By Lewis Krauskopf
NEW YORK (Reuters) – As earnings season goes into full swing, bullish investors hope solid corporate results will stem a tumble in technology shares that has cooled this year’s U.S. stock rally.
The S&P 500’s technology sector has dropped nearly 6% in just over a week, shedding about $900 billion in market value as growing expectations of interest rate cuts and a second Donald Trump presidency draw money away from this year’s winners and into sectors that have languished in 2024.
The S&P 500 has fared somewhat better, losing 1.6% in just over a week, with declines in tech partly offset by sharp gains in areas such as financials, industrials and small caps. The benchmark index is up more than 16% so far this year.
Second-quarter earnings could help tech reclaim the spotlight. Tesla and Google-parent Alphabet both report on Tuesday, kicking off results from the “Magnificent Seven” megacap group of stocks that have propelled markets since early 2023. Microsoft and Apple are set to report the following week.
Big tech stocks “have been leading the charge, and it’s for a good reason,” said Scott Wren, senior global market strategist at the Wells Fargo Investment Institute. “They’re making money, they’re growing earnings, they’re owning their niche.”
Strong results from the market’s leaders could assuage some of the worries that have recently dogged megacaps, including concerns over stretched valuations and an advance highlighted by eye-watering gains in stocks such as Nvidia, which is up 145% this year despite a recent dip.

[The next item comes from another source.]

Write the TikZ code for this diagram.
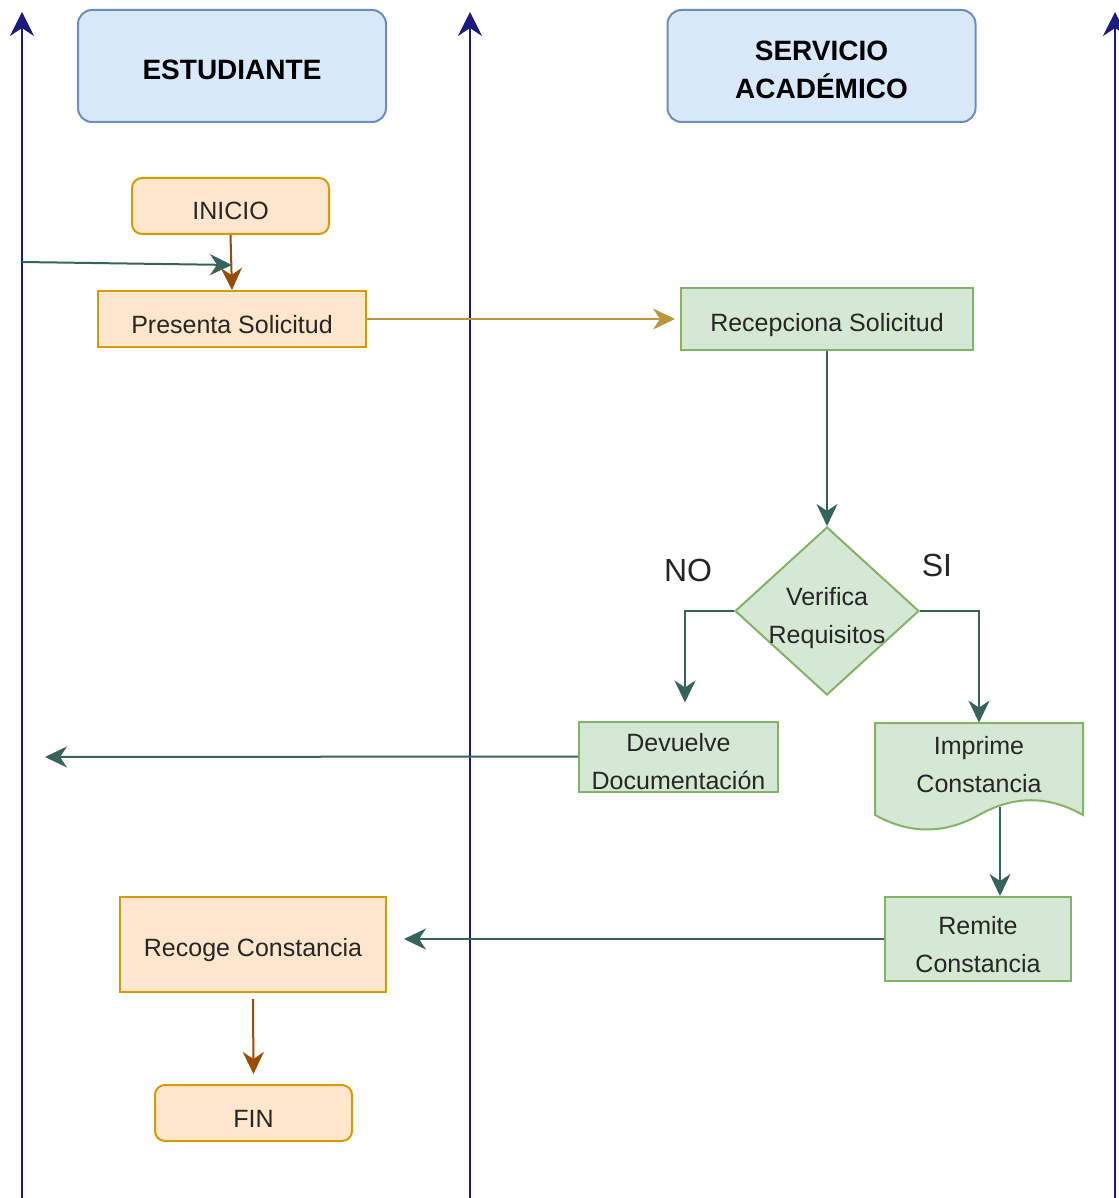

On the other hand, signs that profits are flagging or artificial intelligence-related spending is less than anticipated would test the narrative of tech dominance that has boosted stocks this year. That could turn quickly into a problem for broader markets: Alphabet, Tesla, Amazon.com, Microsoft, Meta Platforms, Apple and Nvidia have accounted for around 60% of the S&P 500’s gain this year.
Corporate results for the market’s leaders are expected to meet a high bar. The tech sector is projected to increase year-over-year earnings by 17%, and earnings for the communication services sector — which includes Alphabet and Facebook parent Meta — is seen rising about 22%. Such gains would outpace the 11% estimated rise for the S&P 500 overall, according to LSEG IBES.
Anthony Saglimbene, chief market strategist at Ameriprise Financial, believes many investors were caught off guard by an inflation report earlier this month that all-but-cemented expectations of a September rate cut by the Fed, sparking a rotation into areas of the market that have struggled under tighter monetary policy.
The move out of tech accelerated this week, after a failed assassination attempt on Trump over the weekend appeared to boost his standing in the presidential race.
In addition, semiconductor shares were hit hard after a report earlier this week said the United States was mulling tighter curbs on exports of advanced semiconductor technology to China. The Philadelphia SE semiconductor index has tumbled about 8% since last week.
“What we’re advising investors to do is use some of the pullbacks in these areas as an opportunity to allocate on a longer-term basis,” said Saglimbene, who believes the upcoming earnings reports could ease the selling pressure on Big Tech.
To be sure, the widening of gains to other parts of the market has heartened some investors over the durability over the rally in stocks this year.
During the recent rotation, the number of stocks gaining compared to those declining over five days reached its highest rate since November, according to Ned Davis Research. Historically, when gainers outnumber decliners by at least 2.5 times, as has been the case in this recent five-day period, the S&P 500 has rallied an average of 4.5% over the next three months, according to NDR. “The risk is that mega-caps pull the popular averages lower, but history suggests that strong breadth improvements have been bullish for stocks moving forward,” Ned Davis strategists said in a report on Wednesday.